In my sorrow, I was web surfing polydactyl cats. Suddenly,there was Maggie.
Maggie was a one year old show cat, with a different name at that time. She was finishing her points as a Champion in the CFA Household Cat arena. As a polydactyl Maine Coon, she could not be shown in the traditional show ring. Being polydactyl and now a finished champion, she was up for placement in a “forever home”. Catteries cannot keep all of their cats, especially altered ones.
Well, that was it. I showed Bill and he said, “Call them. Make arrangements. She is yours.” The rest is history. We went to her last show, where she was already declared the 2008 Champion. In her final show, she proceeded to tell the judge that in no uncertain terms, she had enough. Her parents were here and she was ready to go Home.

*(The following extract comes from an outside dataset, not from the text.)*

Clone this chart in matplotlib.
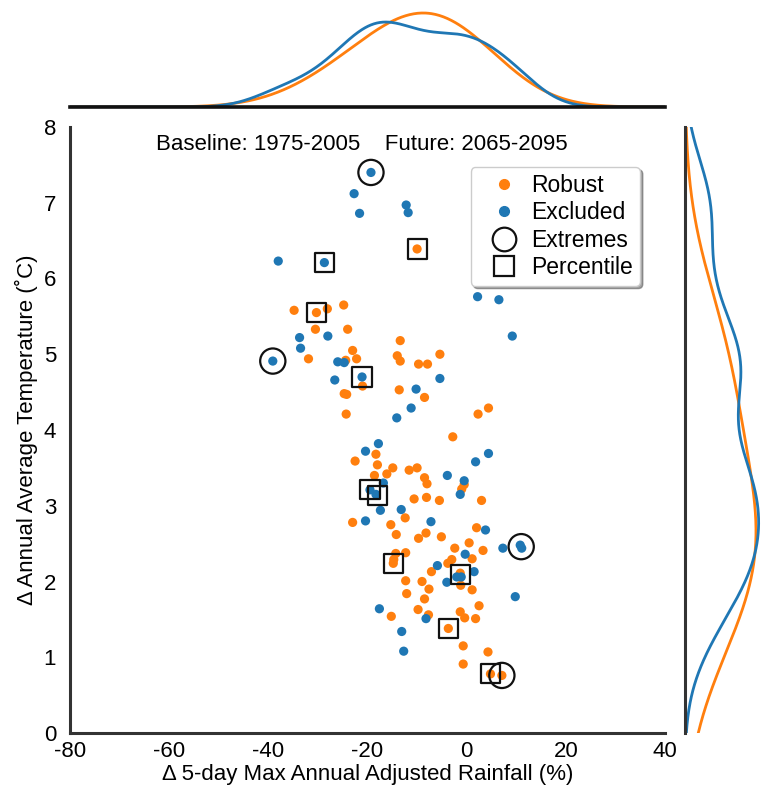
import numpy as np
import matplotlib
matplotlib.use("Agg")
import matplotlib.pyplot as plt
from matplotlib.lines import Line2D

plt.rcParams["font.family"] = ["Liberation Sans", "DejaVu Sans"]
plt.rcParams["axes.unicode_minus"] = False

# Change in 5-day max rainfall (%) and annual temperature (°C) per model run
robust_x = [-10.0, -34.8, -30.3, -28.1, -24.8, -30.5, -24.0, -13.4, -23.0, -31.9,
            -22.2, -24.4, -21.0, -24.7, -24.2, -24.3, -14.0, -13.4, -9.7, -7.9,
            -5.4, -13.6, -8.5, 2.3, 4.4, -2.8, -18.3, -22.5, -18.0, -14.9,
            -11.6, -10.0, -16.1, -18.6, -8.5, -8.0, -0.5, -1.0, -10.6, -8.1,
            -5.5, 3.0, -12.4, -23.0, -15.3, -14.2, -9.7, -8.2, -5.1, 2.0,
            0.5, -2.4, 3.3, 1.1, -3.0, -3.8, -14.3, -12.3, -14.8, -14.7,
            -7.1, -1.3, -1.2, -12.3, -9.0, -7.6, -12.1, 1.1, -8.5, 2.5,
            -9.8, -15.2, -7.7, -1.3, -0.4, 1.8, -3.7, -0.7, 4.3, -0.7,
            4.8, 7.1]
robust_y = [6.39, 5.58, 5.55, 5.60, 5.65, 5.33, 5.33, 5.18, 5.05, 4.94,
            4.94, 4.92, 4.58, 4.48, 4.47, 4.21, 4.98, 4.91, 4.87, 4.87,
            5.00, 4.53, 4.43, 4.21, 4.29, 3.91, 3.68, 3.59, 3.54, 3.50,
            3.47, 3.50, 3.42, 3.40, 3.37, 3.29, 3.28, 3.22, 3.09, 3.11,
            3.07, 3.07, 2.84, 2.78, 2.75, 2.62, 2.57, 2.64, 2.59, 2.71,
            2.51, 2.44, 2.41, 2.30, 2.29, 2.24, 2.37, 2.38, 2.24, 2.29,
            2.13, 2.11, 1.95, 2.01, 2.00, 1.90, 1.84, 1.89, 1.77, 1.68,
            1.63, 1.54, 1.56, 1.60, 1.52, 1.51, 1.38, 1.15, 1.07, 0.91,
            0.78, 0.76]

excluded_x = [-19.3, -22.7, -21.6, -12.2, -11.8, -38.0, -28.7, -33.7, -28.0, -33.5,
              -39.1, -26.0, -24.7, -26.6, -21.1, -5.4, -10.2, -11.2, -14.1, 2.2,
              6.5, 9.2, -17.8, -20.4, -16.8, -3.9, -0.5, -1.3, 1.8, 4.4,
              -19.5, -18.3, -17.4, -13.2, -20.4, -7.2, 3.8, 7.3, 10.8, 11.1,
              -0.3, -5.9, 1.5, -2.0, -1.1, -4.0, 9.8, -17.6, -8.2, -13.1,
              -12.7]
excluded_y = [7.40, 7.12, 6.86, 6.97, 6.87, 6.23, 6.21, 5.22, 5.24, 5.08,
              4.91, 4.90, 4.89, 4.66, 4.70, 4.68, 4.54, 4.29, 4.16, 5.76,
              5.72, 5.24, 3.82, 3.72, 3.30, 3.40, 3.33, 3.15, 3.58, 3.69,
              3.21, 3.15, 2.94, 2.95, 2.80, 2.79, 2.68, 2.44, 2.48, 2.44,
              2.36, 2.21, 2.13, 2.06, 2.06, 1.99, 1.80, 1.64, 1.51, 1.34,
              1.08]

extremes_x = [-19.3, -39.1, 11.0, 7.1]
extremes_y = [7.40, 4.91, 2.46, 0.76]

percentile_x = [-10.0, -28.7, -30.3, -21.1, -19.5, -18.0, -14.8, -1.3, -3.7, 4.8]
percentile_y = [6.39, 6.21, 5.55, 4.70, 3.22, 3.14, 2.24, 2.09, 1.38, 0.78]

ORANGE = "#ff7f0e"
BLUE = "#1f77b4"
SPINE = "#333333"
FS = 16


def gaussian_kde(data, grid, factor):
    data = np.asarray(data, dtype=float)
    n = data.size
    bw = factor * data.std(ddof=1) * n ** (-1 / 5)
    z = (grid[:, None] - data[None, :]) / bw
    return np.exp(-0.5 * z ** 2).sum(axis=1) / (n * bw * np.sqrt(2 * np.pi))


W, H = 767, 791
fig = plt.figure(figsize=(W / 100, H / 100), dpi=100)


def px_axes(left, top, right, bottom):
    return fig.add_axes([left / W, 1 - bottom / H, (right - left) / W, (bottom - top) / H])


ax = px_axes(70, 127, 665, 733)
ax_top = px_axes(70, 4, 665, 107)
ax_right = px_axes(685, 127, 850, 733)

# Main scatter
ax.scatter(robust_x, robust_y, s=44, color=ORANGE, edgecolors="none", zorder=3)
ax.scatter(excluded_x, excluded_y, s=44, color=BLUE, edgecolors="none", zorder=3)
ax.scatter(extremes_x, extremes_y, s=330, marker="o", facecolors="none",
           edgecolors="#111111", linewidths=1.6, zorder=4)
ax.scatter(percentile_x, percentile_y, s=190, marker="s", facecolors="none",
           edgecolors="#111111", linewidths=1.6, zorder=4)

ax.set_xlim(-80, 40)
ax.set_ylim(0, 8)
ax.set_xticks(np.arange(-80, 41, 20))
ax.set_yticks(np.arange(0, 9, 1))
ax.tick_params(axis="y", length=0, labelsize=FS, pad=10, colors="black")
ax.tick_params(axis="x", length=0, labelsize=FS, pad=6, colors="black")
for side in ("top", "right"):
    ax.spines[side].set_visible(False)
for side in ("left", "bottom"):
    ax.spines[side].set_color(SPINE)
    ax.spines[side].set_linewidth(2.2)
ax.set_xlabel("Δ 5-day Max Annual Adjusted Rainfall (%)", fontsize=FS, labelpad=1)
ax.set_ylabel("Δ Annual Average Temperature (˚C)", fontsize=FS, labelpad=4)
ax.text(0.49, 0.988, "Baseline: 1975-2005    Future: 2065-2095", transform=ax.transAxes,
        ha="center", va="top", fontsize=FS)

handles = [
    Line2D([], [], ls="none", marker="o", color=ORANGE, markersize=7),
    Line2D([], [], ls="none", marker="o", color=BLUE, markersize=7),
    Line2D([], [], ls="none", marker="o", markerfacecolor="none",
           markeredgecolor="#111111", markeredgewidth=1.6, markersize=17),
    Line2D([], [], ls="none", marker="s", markerfacecolor="none",
           markeredgecolor="#111111", markeredgewidth=1.6, markersize=15),
]
leg = ax.legend(handles, ["Robust", "Excluded", "Extremes", "Percentile"],
                loc="upper right", bbox_to_anchor=(0.958, 0.934), borderaxespad=0,
                fontsize=16.5, frameon=True, shadow=True, framealpha=1, fancybox=True,
                handletextpad=0.05, labelspacing=0.19, borderpad=0.3, handlelength=2.3)
leg.get_frame().set_edgecolor("#cccccc")

# Top marginal: rainfall densities
gx = np.linspace(-80, 40, 600)
top_o = gaussian_kde(robust_x, gx, 2.4)
top_b = gaussian_kde(excluded_x, gx, 0.95)
ax_top.plot(gx, top_o, color=ORANGE, lw=2)
ax_top.plot(gx, top_b, color=BLUE, lw=2)
ax_top.set_xlim(-80, 40)
ax_top.set_ylim(0, max(top_b.max(), top_o.max()) * 103 / 94)
ax_top.axis("off")
ax_top.axhline(0, color="#111111", lw=2.6, clip_on=False)

# Right marginal: temperature densities
gy = np.linspace(0, 8, 600)
right_o = gaussian_kde(robust_y, gy, 1.8)
right_b = gaussian_kde(excluded_y, gy, 0.75)
ax_right.plot(right_o, gy, color=ORANGE, lw=2)
ax_right.plot(right_b, gy, color=BLUE, lw=2)
ax_right.set_ylim(0, 8)
ax_right.set_xlim(0, right_o.max() * 165 / 71)
ax_right.axis("off")
ax_right.axvline(0, color=SPINE, lw=2.2, clip_on=False)

fig.savefig("out.png", dpi=100)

This is why I am telling this story: There are many ways of rescuing an animal. Shelters are full. The streets and neighbourhoods are full. But few think of a little known fact: Often, once a show animal is “finished” it is usually in need of a forever home. Many show animals have never even been loved. It is all about a look or a breed. It is often cage to ring to car to the next show…without even having the chance to just be loved, just “because”.
It was definitely meant to be. Maggie needed a home and I needed Maggie. We are a pair. I have no doubt that Purrl sent Maggie to me. In fact, when I renamed her Maggie (Magnolia; she’s from Kentucky), I gave her the middle name Pearl. She has the traditional polydactyl initial P, and she is named in honour of Purrl.
Animal rescue is extremely important to me, and most of mine (but certainly not all) have been cat rescue. Every one of them deserves a forever home. A real home where it is loved for no reason other than it is who it is, just as it is, no matter what.
Maggie has that now, just as Purrl did.